16. Accordingly, we find that there is no material at all existing in favour of the petitioner to claim rights on the basis of adverse possession of delay of 15 years which was noticed by the Assistant Consolidation Officer who submitted his report on 31.7.2017and it is on the basis of his report that original record was examined and the appeal filed in 17.5.2018.
17. Accordingly, it is a fit case where the land of the State is being usurped by the private individual in clear collusion with the revenue authorities and even the said proceedings has been discussed after 15 years but the said proceedings cannot be thrown out only on the basis of limitation and accordingly in view of the consistent law laid down by the Supreme Court this Court is of the considered opinion that the appellate authority had condoned the delay in a most illegal and arbitrary manner
18. Lastly, we further find that once it has been found that order has been procured fraudulently then the appeal filed by Government Advocate in 2018 and the sanction for filing the same was given on 1.11.2021. In case, the sanction was declined the sanctioning authority could not have held that the appeal was field without any delay. Be that as it may it is clear that the sanction has been given after filing of the appeal and in view of these facts and circumstances I do not find any infirmity in the sanction having been granted to government Advocate three years after filing the said appeal was filed. Accordingly, once sanction has been granted therefore, sanction cannot be challenged on the ground that it has been granted for condonation of delay. This Court also is not inclined to accept the arguments of the petitioner.
19. We further find that in the appeal only the grounds of appeal have to be filed and accordingly there is no requirement of filing affidavit along with the ground of appeal in the application for condonation of delay for which appeal has been filed by the State and reasons were provided for in the application itself.

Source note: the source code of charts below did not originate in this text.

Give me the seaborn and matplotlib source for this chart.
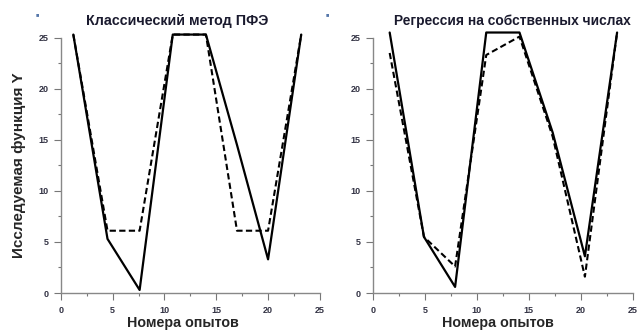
import numpy as np
import pandas as pd
import matplotlib
matplotlib.use("Agg")
import matplotlib.pyplot as plt
import seaborn as sns
from matplotlib.ticker import MultipleLocator

# Данные
x_left = [1.2, 4.5, 7.6, 10.8, 14.0, 17.0, 20.0, 23.2]
y_left_solid = [25.3, 5.3, 0.3, 25.3, 25.3, 14.5, 3.3, 25.3]
y_left_dash = [25.3, 6.1, 6.1, 25.3, 25.3, 6.1, 6.1, 25.3]

x_right = [1.6, 4.9, 7.9, 10.9, 14.1, 17.3, 20.4, 23.5]
y_right_solid = [25.5, 5.5, 0.6, 25.5, 25.5, 15.7, 3.6, 25.5]
y_right_dash = [23.5, 5.5, 2.6, 23.3, 25.1, 15.3, 1.6, 25.5]

titles = ["Классический метод ПФЭ", "Регрессия на собственных числах"]

sns.set_style("white")
plt.rcParams['font.family'] = ['Liberation Sans', 'DejaVu Sans']

fig = plt.figure(figsize=(6.41, 3.30), dpi=100)
ax1 = fig.add_axes([0.095, 0.112, 0.404, 0.774])
ax2 = fig.add_axes([0.582, 0.112, 0.405, 0.774])

panels = [(ax1, x_left, y_left_solid, y_left_dash),
          (ax2, x_right, y_right_solid, y_right_dash)]

for ax, xs, ys, yd in panels:
    df = pd.DataFrame({"x": xs, "solid": ys, "dash": yd})
    sns.lineplot(data=df, x="x", y="solid", ax=ax, color="black", lw=1.6, sort=False,
                 estimator=None, clip_on=False)
    sns.lineplot(data=df, x="x", y="dash", ax=ax, color="black", lw=1.5, sort=False,
                 estimator=None, linestyle=(0, (3, 1.6)), clip_on=False)
    ax.set_xlim(0, 25)
    ax.set_ylim(0, 25)
    ax.xaxis.set_major_locator(MultipleLocator(5))
    ax.xaxis.set_minor_locator(MultipleLocator(2.5))
    ax.yaxis.set_major_locator(MultipleLocator(5))
    ax.yaxis.set_minor_locator(MultipleLocator(2.5))
    ax.tick_params(which="both", bottom=True, left=True, direction="out",
                   color="#777777", width=0.8, labelsize=6.5, labelcolor="#333344")
    ax.tick_params(which="major", length=5, pad=4)
    ax.tick_params(which="minor", length=2.5)
    for lab in ax.get_xticklabels() + ax.get_yticklabels():
        lab.set_fontweight("bold")
    for s in ["top", "right"]:
        ax.spines[s].set_visible(False)
    for s in ["left", "bottom"]:
        ax.spines[s].set_color("#888888")
        ax.spines[s].set_linewidth(1.0)
    ax.set_xlabel("Номера опытов", fontsize=10.3, fontweight="bold", va="center")
    ax.set_ylabel("")

ax1.xaxis.set_label_coords(0.471, -0.118)
ax2.xaxis.set_label_coords(0.48, -0.118)
ax1.set_ylabel("Исследуемая функция Y", fontsize=11, fontweight="bold", va="center")
ax1.yaxis.set_label_coords(-0.163, 0.5)

fig.text(0.276, 0.935, titles[0], fontsize=10.3, fontweight="bold", color="#1a1a2e",
         ha="center", va="center")
fig.text(0.614, 0.935, titles[1], fontsize=9.9, fontweight="bold", color="#1a1a2e",
         ha="left", va="center")
fig.text(0.058, 0.955, "■", fontsize=4, color="#5577aa", ha="center", va="center")
fig.text(0.511, 0.955, "■", fontsize=4, color="#5577aa", ha="center", va="center")

fig.savefig("out.png", dpi=100)
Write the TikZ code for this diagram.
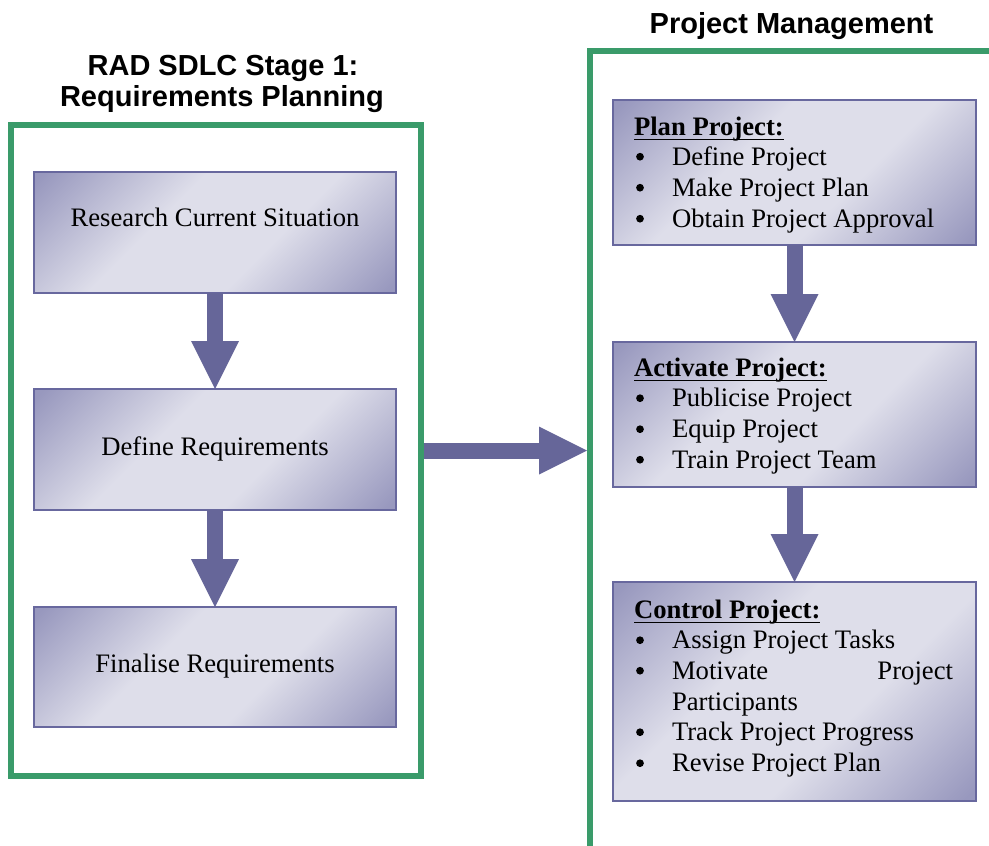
\documentclass[tikz,border=0pt]{standalone}
\usepackage{fontspec}
\setmainfont{Liberation Serif}
\newfontfamily\headfont{Liberation Sans}
\usetikzlibrary{calc}

\definecolor{framegreen}{RGB}{58,155,106}
\definecolor{arrowc}{RGB}{102,102,153}
\definecolor{boxedge}{RGB}{104,104,158}
\definecolor{boxdark}{RGB}{152,152,190}
\definecolor{boxlight}{RGB}{222,222,234}

% diagonal sheen of the step boxes: dark corners, light middle band
\pgfdeclarehorizontalshading{boxshade}{100bp}{%
  color(0bp)=(boxdark); color(16bp)=(boxdark); color(40bp)=(boxlight);
  color(60bp)=(boxlight); color(84bp)=(boxdark); color(100bp)=(boxdark)}

\tikzset{
  frame/.style={draw=framegreen, line width=4.5pt, rectangle, inner sep=0pt},
  stepbox/.style={rectangle, draw=boxedge, line width=1.4pt, shading=boxshade,
    shading angle=-45, inner sep=0pt, outer sep=0pt},
  wide/.style={stepbox, minimum width=271.5pt},
  txt/.style={inner sep=0pt, outer sep=0pt, anchor=base,
    font=\fontsize{20pt}{24pt}\selectfont},
  item/.style={txt, anchor=base west},
  dot/.style={circle, fill=black, inner sep=0pt, minimum size=5.8pt},
  head/.style={txt, anchor=base west, font=\fontsize{20pt}{24pt}\selectfont\bfseries},
  ttl/.style={inner sep=0pt, anchor=base,
    font=\headfont\bfseries\fontsize{21.75pt}{26pt}\selectfont},
  shaft/.style={draw=arrowc, line width=12pt},
  uline/.style={draw=black, line width=1.4pt}
}

% fat block arrow pointing down from one box to the next
\newcommand\fatdown[2]{%
  \draw[shaft] (#1.south) -- ($(#2.north)+(0,-47)$);
  \fill[arrowc] ($(#2.north)+(-24,-48)$) -- ($(#2.north)+(24,-48)$)
    -- (#2.north) -- cycle;}

% underline a heading node
\newcommand\headline[1]{%
  \draw[uline] ([yshift=-3.4pt]#1.base west) -- ([yshift=-3.4pt]#1.base east);}

% list bullet sitting beside the item whose baseline is #2
\newcommand\bulletat[2]{\node[dot] (#1) at (640,#2-8.3) {};}

\begin{document}
\begin{tikzpicture}[x=0.75pt, y=-0.75pt]
\path[use as bounding box] (0,0) rectangle (989,846);

% ---- left column: requirements planning ----
\node[ttl] (t1a) at (223,75) {RAD SDLC Stage 1:};
\node[ttl] (t1b) at (222,106) {Requirements Planning};
\node[frame, minimum width=307.5pt, minimum height=488.25pt] (lframe) at (215.5,450.5) {};

\node[wide, minimum height=90.75pt] (b1) at (215,232.5) {};
\node[wide, minimum height=90.75pt] (b2) at (215,449.5) {};
\node[wide, minimum height=90pt] (b3) at (215,667) {};

\node[txt] (b1t) at (215,226.7) {Research Current Situation};
\node[txt] (b2t) at (215,455) {Define Requirements};
\node[txt] (b3t) at (215,672.5) {Finalise Requirements};

\fatdown{b1}{b2}
\fatdown{b2}{b3}

% ---- right column: project management ----
\node[ttl] (t2) at (791.5,33) {Project Management};
\begin{scope}
  \clip (0,0) rectangle (989,846);
  \node[frame, minimum width=382.5pt, minimum height=598.9pt] (rframe) at (845,450.75) {};
\end{scope}

\node[stepbox, minimum width=272.25pt, minimum height=108.75pt] (p1) at (794.5,172.5) {};
\node[stepbox, minimum width=272.25pt, minimum height=108.75pt] (p2) at (794.5,414.5) {};
\node[stepbox, minimum width=272.25pt, minimum height=164.25pt] (p3) at (794.5,691.5) {};

% Plan Project
\node[head] (h1) at (634,135) {Plan Project:};
\headline{h1}
\bulletat{d11}{165}
\node[item] (i11) at (672,165) {Define Project};
\bulletat{d12}{196}
\node[item] (i12) at (672,196) {Make Project Plan};
\bulletat{d13}{227}
\node[item] (i13) at (672,227) {Obtain Project Approval};

% Activate Project
\node[head] (h2) at (634,376) {Activate Project:};
\headline{h2}
\bulletat{d21}{406.5}
\node[item] (i21) at (672,406.5) {Publicise Project};
\bulletat{d22}{437.5}
\node[item] (i22) at (672,437.5) {Equip Project};
\bulletat{d23}{468}
\node[item] (i23) at (672,468) {Train Project Team};

% Control Project
\node[head] (h3) at (634,618) {Control Project:};
\headline{h3}
\bulletat{d31}{648.5}
\node[item] (i31) at (672,648.5) {Assign Project Tasks};
\bulletat{d32}{679}
\node[item] (i32) at (672,679) {\makebox[210.75pt][s]{Motivate\hfill Project}};
\node[item] (i32b) at (672,710) {Participants};
\bulletat{d33}{740.5}
\node[item] (i33) at (672,740.5) {Track Project Progress};
\bulletat{d34}{771.5}
\node[item] (i34) at (672,771.5) {Revise Project Plan};

\fatdown{p1}{p2}
\fatdown{p2}{p3}

% ---- hand-over arrow between the two stages ----
\coordinate (tip) at (rframe.west |- lframe.east);
\draw[shaft] (lframe.east) -- ($(tip)+(-47,0)$);
\fill[arrowc] ($(tip)+(-48,-24)$) -- ($(tip)+(-48,24)$) -- (tip) -- cycle;
\end{tikzpicture}
\end{document}
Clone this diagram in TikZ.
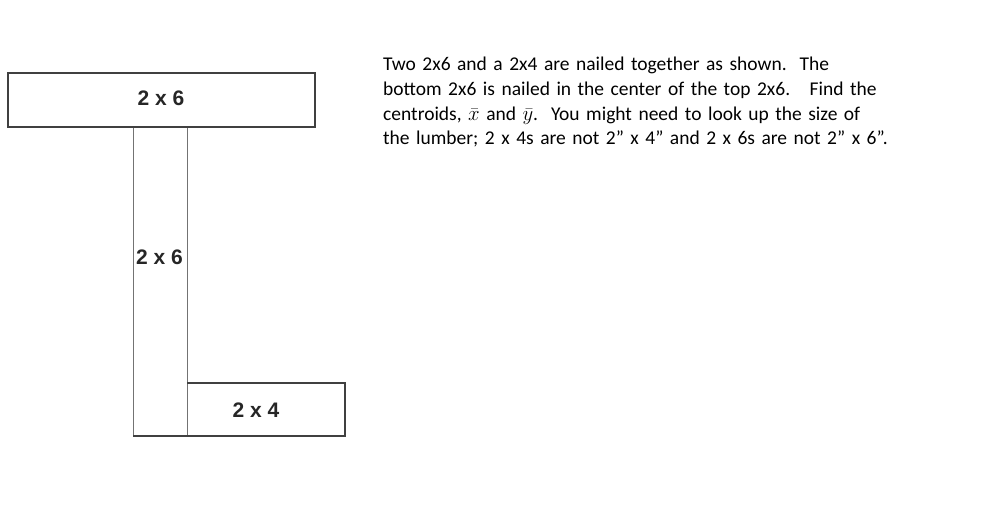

20. We have found that in the appeal various grounds were raised before the appellate authority and accordingly the defects in any case are curable defects and should be raised before the appellate court itself but by not raising the said objection before the appellate authority this Court is of the considered opinion that the said objection cannot be considered subsequently and it is for this reason that even in case the said fact was not supported by an affidavit and the same was noticed by the appellate authority then full opportunity should have been granted to the petitioner but at this stage non filing of the affidavit is a curable defect and the same should be rectified at the appellate stage itself and accordingly by not taking the said ground before the appellate authority, the petitioner cannot be restricted from raising the grounds in revision or subsequently in the writ proceedings. Accordingly, this ground also is not tenable and is accordingly rejected.
21. For the aforesaid reasons, we are not inclined to interfere in the writ petition which is devoid of merits and is accordingly dismissed.
(Alok Mathur,J.) September 2, 2025 RKM.